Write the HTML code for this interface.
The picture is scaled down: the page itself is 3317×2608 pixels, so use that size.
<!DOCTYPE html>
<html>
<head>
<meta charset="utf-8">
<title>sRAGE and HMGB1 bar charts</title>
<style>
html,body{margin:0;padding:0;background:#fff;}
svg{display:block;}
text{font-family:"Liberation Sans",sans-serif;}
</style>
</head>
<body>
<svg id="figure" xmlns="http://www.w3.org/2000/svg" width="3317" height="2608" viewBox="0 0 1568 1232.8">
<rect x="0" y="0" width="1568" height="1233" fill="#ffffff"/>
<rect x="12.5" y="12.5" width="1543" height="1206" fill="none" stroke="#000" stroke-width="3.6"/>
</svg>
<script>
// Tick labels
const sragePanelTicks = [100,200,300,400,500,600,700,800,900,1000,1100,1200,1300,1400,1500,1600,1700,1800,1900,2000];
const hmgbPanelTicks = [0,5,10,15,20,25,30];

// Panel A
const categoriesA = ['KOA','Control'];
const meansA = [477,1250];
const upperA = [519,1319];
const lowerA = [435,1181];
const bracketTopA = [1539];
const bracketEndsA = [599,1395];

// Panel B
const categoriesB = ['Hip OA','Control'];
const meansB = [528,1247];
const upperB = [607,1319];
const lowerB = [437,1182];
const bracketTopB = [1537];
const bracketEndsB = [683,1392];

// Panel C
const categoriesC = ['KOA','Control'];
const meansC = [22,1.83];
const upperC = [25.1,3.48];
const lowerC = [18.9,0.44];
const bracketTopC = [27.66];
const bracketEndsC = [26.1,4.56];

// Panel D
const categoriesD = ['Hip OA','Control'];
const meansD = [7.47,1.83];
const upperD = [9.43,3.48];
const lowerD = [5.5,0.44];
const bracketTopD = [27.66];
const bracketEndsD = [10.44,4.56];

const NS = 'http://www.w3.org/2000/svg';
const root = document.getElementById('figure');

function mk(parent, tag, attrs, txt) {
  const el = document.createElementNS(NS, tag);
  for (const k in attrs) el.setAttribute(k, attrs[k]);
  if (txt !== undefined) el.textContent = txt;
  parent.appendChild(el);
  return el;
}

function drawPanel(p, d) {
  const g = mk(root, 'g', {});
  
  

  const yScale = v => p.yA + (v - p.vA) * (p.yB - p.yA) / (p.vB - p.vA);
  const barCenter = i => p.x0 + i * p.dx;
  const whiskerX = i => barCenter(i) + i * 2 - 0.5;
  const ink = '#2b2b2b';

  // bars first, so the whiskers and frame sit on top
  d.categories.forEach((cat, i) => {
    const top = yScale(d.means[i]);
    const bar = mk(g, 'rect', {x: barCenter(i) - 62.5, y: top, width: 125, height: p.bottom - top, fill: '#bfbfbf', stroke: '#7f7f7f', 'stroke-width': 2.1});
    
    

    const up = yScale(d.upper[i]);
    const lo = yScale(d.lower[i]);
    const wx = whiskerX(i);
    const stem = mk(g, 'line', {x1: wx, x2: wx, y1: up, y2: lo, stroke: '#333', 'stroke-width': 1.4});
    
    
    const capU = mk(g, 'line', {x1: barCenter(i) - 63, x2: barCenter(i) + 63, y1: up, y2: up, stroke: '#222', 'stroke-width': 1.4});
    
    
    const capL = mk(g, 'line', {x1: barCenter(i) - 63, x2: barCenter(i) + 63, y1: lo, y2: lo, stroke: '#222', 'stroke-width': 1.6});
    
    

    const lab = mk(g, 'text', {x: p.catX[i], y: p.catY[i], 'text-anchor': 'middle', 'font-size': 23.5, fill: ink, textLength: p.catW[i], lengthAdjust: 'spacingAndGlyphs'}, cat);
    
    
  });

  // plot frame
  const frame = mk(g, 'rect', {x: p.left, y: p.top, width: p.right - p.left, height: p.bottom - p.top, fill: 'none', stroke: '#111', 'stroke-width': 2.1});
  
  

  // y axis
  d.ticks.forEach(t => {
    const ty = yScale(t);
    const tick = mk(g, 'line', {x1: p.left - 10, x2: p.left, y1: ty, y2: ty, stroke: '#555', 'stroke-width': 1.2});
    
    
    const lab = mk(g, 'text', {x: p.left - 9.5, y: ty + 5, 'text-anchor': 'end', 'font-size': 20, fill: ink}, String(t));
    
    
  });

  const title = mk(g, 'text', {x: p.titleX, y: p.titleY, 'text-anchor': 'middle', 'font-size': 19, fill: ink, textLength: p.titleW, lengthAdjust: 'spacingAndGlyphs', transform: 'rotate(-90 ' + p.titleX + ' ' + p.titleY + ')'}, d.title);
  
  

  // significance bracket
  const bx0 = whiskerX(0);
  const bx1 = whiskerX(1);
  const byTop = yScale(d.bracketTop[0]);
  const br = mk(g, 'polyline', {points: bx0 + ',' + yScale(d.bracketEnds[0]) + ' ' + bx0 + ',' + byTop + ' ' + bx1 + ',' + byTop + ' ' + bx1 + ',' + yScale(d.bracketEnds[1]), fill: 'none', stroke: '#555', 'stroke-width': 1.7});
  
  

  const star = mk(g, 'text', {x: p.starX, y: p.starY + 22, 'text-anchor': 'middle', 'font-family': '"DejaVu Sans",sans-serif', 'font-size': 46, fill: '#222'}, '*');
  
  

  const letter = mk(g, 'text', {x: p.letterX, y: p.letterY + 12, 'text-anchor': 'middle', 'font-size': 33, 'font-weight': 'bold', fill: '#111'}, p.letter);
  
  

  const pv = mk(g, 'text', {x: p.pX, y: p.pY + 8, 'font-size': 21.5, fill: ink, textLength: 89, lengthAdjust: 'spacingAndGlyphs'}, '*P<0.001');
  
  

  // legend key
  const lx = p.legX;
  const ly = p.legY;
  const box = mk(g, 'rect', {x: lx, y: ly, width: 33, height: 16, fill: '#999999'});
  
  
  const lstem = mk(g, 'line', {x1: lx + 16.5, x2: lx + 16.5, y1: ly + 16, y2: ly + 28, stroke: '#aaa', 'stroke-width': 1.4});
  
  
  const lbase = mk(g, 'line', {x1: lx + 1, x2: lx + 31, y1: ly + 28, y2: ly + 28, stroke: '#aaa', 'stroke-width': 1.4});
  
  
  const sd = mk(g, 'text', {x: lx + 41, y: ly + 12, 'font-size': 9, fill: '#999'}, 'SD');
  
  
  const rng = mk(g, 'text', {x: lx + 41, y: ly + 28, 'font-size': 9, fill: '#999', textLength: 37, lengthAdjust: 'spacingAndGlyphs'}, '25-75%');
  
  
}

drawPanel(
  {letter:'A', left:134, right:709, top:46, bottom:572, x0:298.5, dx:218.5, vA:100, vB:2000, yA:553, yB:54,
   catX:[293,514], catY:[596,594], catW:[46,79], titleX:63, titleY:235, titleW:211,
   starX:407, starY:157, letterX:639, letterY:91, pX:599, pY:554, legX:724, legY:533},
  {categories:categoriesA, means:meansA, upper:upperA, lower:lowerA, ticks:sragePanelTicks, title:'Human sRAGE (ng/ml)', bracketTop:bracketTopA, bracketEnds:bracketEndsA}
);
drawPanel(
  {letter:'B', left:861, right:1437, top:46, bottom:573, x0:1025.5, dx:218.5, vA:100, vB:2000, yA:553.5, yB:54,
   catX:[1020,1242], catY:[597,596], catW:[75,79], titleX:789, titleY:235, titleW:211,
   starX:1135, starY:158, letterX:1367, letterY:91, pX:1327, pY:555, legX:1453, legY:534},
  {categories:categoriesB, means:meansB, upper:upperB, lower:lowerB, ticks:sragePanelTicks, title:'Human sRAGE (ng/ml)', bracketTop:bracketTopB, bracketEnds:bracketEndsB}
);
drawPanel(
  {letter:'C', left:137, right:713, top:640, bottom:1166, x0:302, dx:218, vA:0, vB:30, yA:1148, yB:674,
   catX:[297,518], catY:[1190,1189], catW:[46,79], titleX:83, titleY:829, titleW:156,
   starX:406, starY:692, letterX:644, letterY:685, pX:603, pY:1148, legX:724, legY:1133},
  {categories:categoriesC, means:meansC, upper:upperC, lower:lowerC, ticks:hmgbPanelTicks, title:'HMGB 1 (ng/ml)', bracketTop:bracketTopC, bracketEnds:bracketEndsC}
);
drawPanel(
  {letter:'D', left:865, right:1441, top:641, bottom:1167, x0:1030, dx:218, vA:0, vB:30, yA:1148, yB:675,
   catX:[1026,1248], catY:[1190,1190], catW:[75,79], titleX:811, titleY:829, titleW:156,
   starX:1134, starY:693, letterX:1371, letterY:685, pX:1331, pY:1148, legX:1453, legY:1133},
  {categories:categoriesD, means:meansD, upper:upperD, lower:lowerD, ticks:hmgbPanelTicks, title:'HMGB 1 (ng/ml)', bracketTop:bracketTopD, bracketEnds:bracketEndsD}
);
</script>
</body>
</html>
****
*Exercise description*. Working from the data above, extract solely the lines from the one containing "The picture is" through the one containing "const bracketEndsA = [599,1395];", exactly as they appear, both included.

*Final answer*.
The picture is scaled down: the page itself is 3317×2608 pixels, so use that size.
<!DOCTYPE html>
<html>
<head>
<meta charset="utf-8">
<title>sRAGE and HMGB1 bar charts</title>
<style>
html,body{margin:0;padding:0;background:#fff;}
svg{display:block;}
text{font-family:"Liberation Sans",sans-serif;}
</style>
</head>
<body>
<svg id="figure" xmlns="http://www.w3.org/2000/svg" width="3317" height="2608" viewBox="0 0 1568 1232.8">
<rect x="0" y="0" width="1568" height="1233" fill="#ffffff"/>
<rect x="12.5" y="12.5" width="1543" height="1206" fill="none" stroke="#000" stroke-width="3.6"/>
</svg>
<script>
// Tick labels
const sragePanelTicks = [100,200,300,400,500,600,700,800,900,1000,1100,1200,1300,1400,1500,1600,1700,1800,1900,2000];
const hmgbPanelTicks = [0,5,10,15,20,25,30];

// Panel A
const categoriesA = ['KOA','Control'];
const meansA = [477,1250];
const upperA = [519,1319];
const lowerA = [435,1181];
const bracketTopA = [1539];
const bracketEndsA = [599,1395];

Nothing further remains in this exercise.